MATERIAL PROVIDED
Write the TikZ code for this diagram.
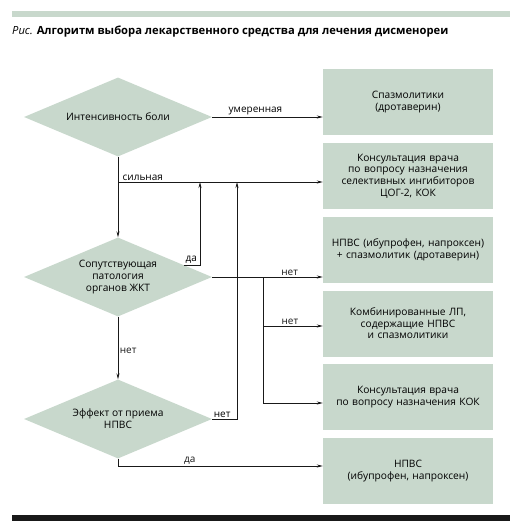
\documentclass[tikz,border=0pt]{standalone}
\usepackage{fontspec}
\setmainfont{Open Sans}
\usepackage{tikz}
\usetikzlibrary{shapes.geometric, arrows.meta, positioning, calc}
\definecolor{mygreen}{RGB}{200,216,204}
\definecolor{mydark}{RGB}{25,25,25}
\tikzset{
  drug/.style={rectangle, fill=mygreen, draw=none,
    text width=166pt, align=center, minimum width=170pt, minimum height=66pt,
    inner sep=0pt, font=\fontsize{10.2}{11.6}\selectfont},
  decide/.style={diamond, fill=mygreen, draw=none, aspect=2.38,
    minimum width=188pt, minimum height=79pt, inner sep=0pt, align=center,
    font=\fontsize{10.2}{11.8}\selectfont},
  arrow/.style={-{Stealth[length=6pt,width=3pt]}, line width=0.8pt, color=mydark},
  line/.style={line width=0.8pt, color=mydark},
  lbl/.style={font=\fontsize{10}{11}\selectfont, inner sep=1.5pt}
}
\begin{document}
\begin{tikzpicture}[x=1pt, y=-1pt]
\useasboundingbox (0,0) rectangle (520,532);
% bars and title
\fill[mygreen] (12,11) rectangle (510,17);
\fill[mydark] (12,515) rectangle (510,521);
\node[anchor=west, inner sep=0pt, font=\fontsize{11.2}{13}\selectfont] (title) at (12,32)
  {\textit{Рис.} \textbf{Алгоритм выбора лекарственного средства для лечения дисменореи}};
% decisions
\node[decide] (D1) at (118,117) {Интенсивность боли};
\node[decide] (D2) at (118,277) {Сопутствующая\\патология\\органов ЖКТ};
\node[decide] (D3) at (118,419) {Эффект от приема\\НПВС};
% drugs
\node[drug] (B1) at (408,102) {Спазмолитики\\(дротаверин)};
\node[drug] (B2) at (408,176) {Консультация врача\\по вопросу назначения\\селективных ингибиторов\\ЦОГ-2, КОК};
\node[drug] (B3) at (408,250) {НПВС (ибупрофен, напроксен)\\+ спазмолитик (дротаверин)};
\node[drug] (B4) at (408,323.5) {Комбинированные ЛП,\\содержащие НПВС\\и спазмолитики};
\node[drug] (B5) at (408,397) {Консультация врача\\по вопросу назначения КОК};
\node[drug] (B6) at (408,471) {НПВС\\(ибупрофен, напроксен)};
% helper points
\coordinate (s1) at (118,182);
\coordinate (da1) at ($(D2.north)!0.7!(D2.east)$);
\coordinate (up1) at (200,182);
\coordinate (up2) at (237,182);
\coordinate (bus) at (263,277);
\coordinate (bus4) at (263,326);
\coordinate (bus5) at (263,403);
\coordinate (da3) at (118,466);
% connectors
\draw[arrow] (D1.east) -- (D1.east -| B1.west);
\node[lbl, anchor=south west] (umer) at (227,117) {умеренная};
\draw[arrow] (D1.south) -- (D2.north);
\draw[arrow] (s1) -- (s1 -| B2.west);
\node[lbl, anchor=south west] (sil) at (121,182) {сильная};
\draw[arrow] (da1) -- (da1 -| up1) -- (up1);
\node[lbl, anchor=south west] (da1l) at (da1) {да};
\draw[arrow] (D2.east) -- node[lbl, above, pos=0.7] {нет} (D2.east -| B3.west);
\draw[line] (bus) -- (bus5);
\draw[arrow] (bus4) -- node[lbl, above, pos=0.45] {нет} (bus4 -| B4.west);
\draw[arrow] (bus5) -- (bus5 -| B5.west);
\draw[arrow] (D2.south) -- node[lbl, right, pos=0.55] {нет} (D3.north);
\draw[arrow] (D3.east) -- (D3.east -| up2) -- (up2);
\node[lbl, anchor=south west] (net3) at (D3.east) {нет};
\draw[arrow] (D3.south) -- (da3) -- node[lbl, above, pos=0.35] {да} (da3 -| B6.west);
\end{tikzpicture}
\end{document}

PROBLEM DETAILS
The listing above needs to be output again exactly. Don't include the pictures.

RESPONSE FOR THIS EXERCISE
Write the TikZ code for this diagram.
\documentclass[tikz,border=0pt]{standalone}
\usepackage{fontspec}
\setmainfont{Open Sans}
\usepackage{tikz}
\usetikzlibrary{shapes.geometric, arrows.meta, positioning, calc}
\definecolor{mygreen}{RGB}{200,216,204}
\definecolor{mydark}{RGB}{25,25,25}
\tikzset{
  drug/.style={rectangle, fill=mygreen, draw=none,
    text width=166pt, align=center, minimum width=170pt, minimum height=66pt,
    inner sep=0pt, font=\fontsize{10.2}{11.6}\selectfont},
  decide/.style={diamond, fill=mygreen, draw=none, aspect=2.38,
    minimum width=188pt, minimum height=79pt, inner sep=0pt, align=center,
    font=\fontsize{10.2}{11.8}\selectfont},
  arrow/.style={-{Stealth[length=6pt,width=3pt]}, line width=0.8pt, color=mydark},
  line/.style={line width=0.8pt, color=mydark},
  lbl/.style={font=\fontsize{10}{11}\selectfont, inner sep=1.5pt}
}
\begin{document}
\begin{tikzpicture}[x=1pt, y=-1pt]
\useasboundingbox (0,0) rectangle (520,532);
% bars and title
\fill[mygreen] (12,11) rectangle (510,17);
\fill[mydark] (12,515) rectangle (510,521);
\node[anchor=west, inner sep=0pt, font=\fontsize{11.2}{13}\selectfont] (title) at (12,32)
  {\textit{Рис.} \textbf{Алгоритм выбора лекарственного средства для лечения дисменореи}};
% decisions
\node[decide] (D1) at (118,117) {Интенсивность боли};
\node[decide] (D2) at (118,277) {Сопутствующая\\патология\\органов ЖКТ};
\node[decide] (D3) at (118,419) {Эффект от приема\\НПВС};
% drugs
\node[drug] (B1) at (408,102) {Спазмолитики\\(дротаверин)};
\node[drug] (B2) at (408,176) {Консультация врача\\по вопросу назначения\\селективных ингибиторов\\ЦОГ-2, КОК};
\node[drug] (B3) at (408,250) {НПВС (ибупрофен, напроксен)\\+ спазмолитик (дротаверин)};
\node[drug] (B4) at (408,323.5) {Комбинированные ЛП,\\содержащие НПВС\\и спазмолитики};
\node[drug] (B5) at (408,397) {Консультация врача\\по вопросу назначения КОК};
\node[drug] (B6) at (408,471) {НПВС\\(ибупрофен, напроксен)};
% helper points
\coordinate (s1) at (118,182);
\coordinate (da1) at ($(D2.north)!0.7!(D2.east)$);
\coordinate (up1) at (200,182);
\coordinate (up2) at (237,182);
\coordinate (bus) at (263,277);
\coordinate (bus4) at (263,326);
\coordinate (bus5) at (263,403);
\coordinate (da3) at (118,466);
% connectors
\draw[arrow] (D1.east) -- (D1.east -| B1.west);
\node[lbl, anchor=south west] (umer) at (227,117) {умеренная};
\draw[arrow] (D1.south) -- (D2.north);
\draw[arrow] (s1) -- (s1 -| B2.west);
\node[lbl, anchor=south west] (sil) at (121,182) {сильная};
\draw[arrow] (da1) -- (da1 -| up1) -- (up1);
\node[lbl, anchor=south west] (da1l) at (da1) {да};
\draw[arrow] (D2.east) -- node[lbl, above, pos=0.7] {нет} (D2.east -| B3.west);
\draw[line] (bus) -- (bus5);
\draw[arrow] (bus4) -- node[lbl, above, pos=0.45] {нет} (bus4 -| B4.west);
\draw[arrow] (bus5) -- (bus5 -| B5.west);
\draw[arrow] (D2.south) -- node[lbl, right, pos=0.55] {нет} (D3.north);
\draw[arrow] (D3.east) -- (D3.east -| up2) -- (up2);
\node[lbl, anchor=south west] (net3) at (D3.east) {нет};
\draw[arrow] (D3.south) -- (da3) -- node[lbl, above, pos=0.35] {да} (da3 -| B6.west);
\end{tikzpicture}
\end{document}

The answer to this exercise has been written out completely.